→ **DATA SECTION**:
____

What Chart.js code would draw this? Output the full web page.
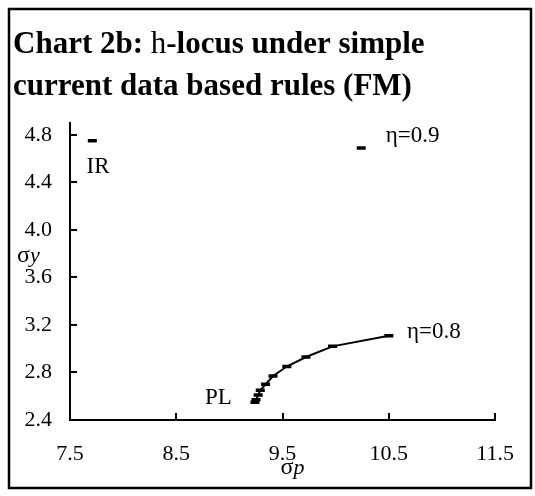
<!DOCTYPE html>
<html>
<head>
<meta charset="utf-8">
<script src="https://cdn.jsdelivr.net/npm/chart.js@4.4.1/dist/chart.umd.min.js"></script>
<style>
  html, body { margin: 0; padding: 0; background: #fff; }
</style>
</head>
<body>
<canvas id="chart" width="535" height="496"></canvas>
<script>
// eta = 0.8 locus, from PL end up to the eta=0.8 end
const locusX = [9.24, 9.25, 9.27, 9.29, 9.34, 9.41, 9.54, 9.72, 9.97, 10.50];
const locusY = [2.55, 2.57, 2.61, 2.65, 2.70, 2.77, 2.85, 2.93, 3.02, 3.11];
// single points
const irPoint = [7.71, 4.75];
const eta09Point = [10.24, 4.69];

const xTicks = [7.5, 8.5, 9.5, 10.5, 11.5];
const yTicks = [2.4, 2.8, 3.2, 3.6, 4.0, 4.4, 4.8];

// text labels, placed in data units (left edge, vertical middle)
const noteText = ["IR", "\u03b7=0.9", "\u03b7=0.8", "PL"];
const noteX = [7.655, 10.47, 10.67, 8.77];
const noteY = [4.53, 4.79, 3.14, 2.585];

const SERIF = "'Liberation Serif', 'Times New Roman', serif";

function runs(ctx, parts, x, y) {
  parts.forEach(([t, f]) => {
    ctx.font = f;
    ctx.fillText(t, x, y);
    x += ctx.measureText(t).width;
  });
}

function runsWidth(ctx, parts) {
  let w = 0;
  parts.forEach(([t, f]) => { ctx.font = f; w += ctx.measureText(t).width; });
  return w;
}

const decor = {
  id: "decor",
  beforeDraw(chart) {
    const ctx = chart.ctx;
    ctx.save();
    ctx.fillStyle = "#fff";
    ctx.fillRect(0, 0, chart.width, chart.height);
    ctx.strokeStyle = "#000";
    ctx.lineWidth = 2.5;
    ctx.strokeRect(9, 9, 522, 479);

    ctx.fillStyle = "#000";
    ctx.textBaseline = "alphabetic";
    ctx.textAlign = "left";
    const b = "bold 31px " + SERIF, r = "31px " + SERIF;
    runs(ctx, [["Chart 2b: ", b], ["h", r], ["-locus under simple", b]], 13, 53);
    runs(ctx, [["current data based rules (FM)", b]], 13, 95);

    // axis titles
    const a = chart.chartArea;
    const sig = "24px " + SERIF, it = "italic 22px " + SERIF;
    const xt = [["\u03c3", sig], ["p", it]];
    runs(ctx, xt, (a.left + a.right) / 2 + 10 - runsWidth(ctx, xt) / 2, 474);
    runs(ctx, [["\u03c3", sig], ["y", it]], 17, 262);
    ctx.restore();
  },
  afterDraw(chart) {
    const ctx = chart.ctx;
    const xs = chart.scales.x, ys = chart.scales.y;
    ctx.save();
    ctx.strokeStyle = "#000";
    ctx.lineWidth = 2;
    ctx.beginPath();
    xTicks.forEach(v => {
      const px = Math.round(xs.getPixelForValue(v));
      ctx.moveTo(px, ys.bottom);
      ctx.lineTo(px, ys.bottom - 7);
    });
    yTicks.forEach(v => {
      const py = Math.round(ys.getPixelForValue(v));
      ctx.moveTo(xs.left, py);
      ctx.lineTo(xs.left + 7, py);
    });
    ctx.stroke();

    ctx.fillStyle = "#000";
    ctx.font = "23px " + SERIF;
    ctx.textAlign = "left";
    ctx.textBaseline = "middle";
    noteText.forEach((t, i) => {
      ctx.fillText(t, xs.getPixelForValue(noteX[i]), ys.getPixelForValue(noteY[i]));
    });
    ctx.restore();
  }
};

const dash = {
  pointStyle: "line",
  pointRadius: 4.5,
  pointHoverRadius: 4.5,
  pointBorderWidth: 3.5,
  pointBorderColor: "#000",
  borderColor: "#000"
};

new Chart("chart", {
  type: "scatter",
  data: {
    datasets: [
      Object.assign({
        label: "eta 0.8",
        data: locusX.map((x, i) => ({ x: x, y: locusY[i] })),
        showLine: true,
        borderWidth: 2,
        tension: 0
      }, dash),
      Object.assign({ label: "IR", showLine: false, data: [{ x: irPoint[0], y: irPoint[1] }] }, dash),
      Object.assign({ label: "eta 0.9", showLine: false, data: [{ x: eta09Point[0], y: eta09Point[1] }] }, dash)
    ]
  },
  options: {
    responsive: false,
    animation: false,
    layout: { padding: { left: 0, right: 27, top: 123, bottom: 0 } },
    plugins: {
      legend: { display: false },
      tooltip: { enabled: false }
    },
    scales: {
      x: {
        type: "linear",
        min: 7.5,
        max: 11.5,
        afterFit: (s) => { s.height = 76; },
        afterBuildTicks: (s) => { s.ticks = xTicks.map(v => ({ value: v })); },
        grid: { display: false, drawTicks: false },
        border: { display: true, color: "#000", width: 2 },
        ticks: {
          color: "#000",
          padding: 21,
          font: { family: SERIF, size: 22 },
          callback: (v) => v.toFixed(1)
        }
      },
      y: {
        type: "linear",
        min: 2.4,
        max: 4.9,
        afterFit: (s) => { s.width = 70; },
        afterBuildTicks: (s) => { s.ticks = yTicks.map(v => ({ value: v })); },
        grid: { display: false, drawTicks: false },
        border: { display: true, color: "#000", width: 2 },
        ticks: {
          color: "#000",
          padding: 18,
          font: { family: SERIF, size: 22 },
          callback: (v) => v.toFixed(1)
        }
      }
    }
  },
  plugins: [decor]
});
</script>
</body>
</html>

____

→ **WHAT THE TASK ASKS**:
Only lines belong in the copy: transcribe those from the start of the data through the line that contains "const yTicks = [2.4, 2.8, 3.2, 3.6, 4.0, 4.4, 4.8];", and skip the pictures.

→ **FINAL RESULT**:
What Chart.js code would draw this? Output the full web page.
<!DOCTYPE html>
<html>
<head>
<meta charset="utf-8">
<script src="https://cdn.jsdelivr.net/npm/chart.js@4.4.1/dist/chart.umd.min.js"></script>
<style>
  html, body { margin: 0; padding: 0; background: #fff; }
</style>
</head>
<body>
<canvas id="chart" width="535" height="496"></canvas>
<script>
// eta = 0.8 locus, from PL end up to the eta=0.8 end
const locusX = [9.24, 9.25, 9.27, 9.29, 9.34, 9.41, 9.54, 9.72, 9.97, 10.50];
const locusY = [2.55, 2.57, 2.61, 2.65, 2.70, 2.77, 2.85, 2.93, 3.02, 3.11];
// single points
const irPoint = [7.71, 4.75];
const eta09Point = [10.24, 4.69];

const xTicks = [7.5, 8.5, 9.5, 10.5, 11.5];
const yTicks = [2.4, 2.8, 3.2, 3.6, 4.0, 4.4, 4.8];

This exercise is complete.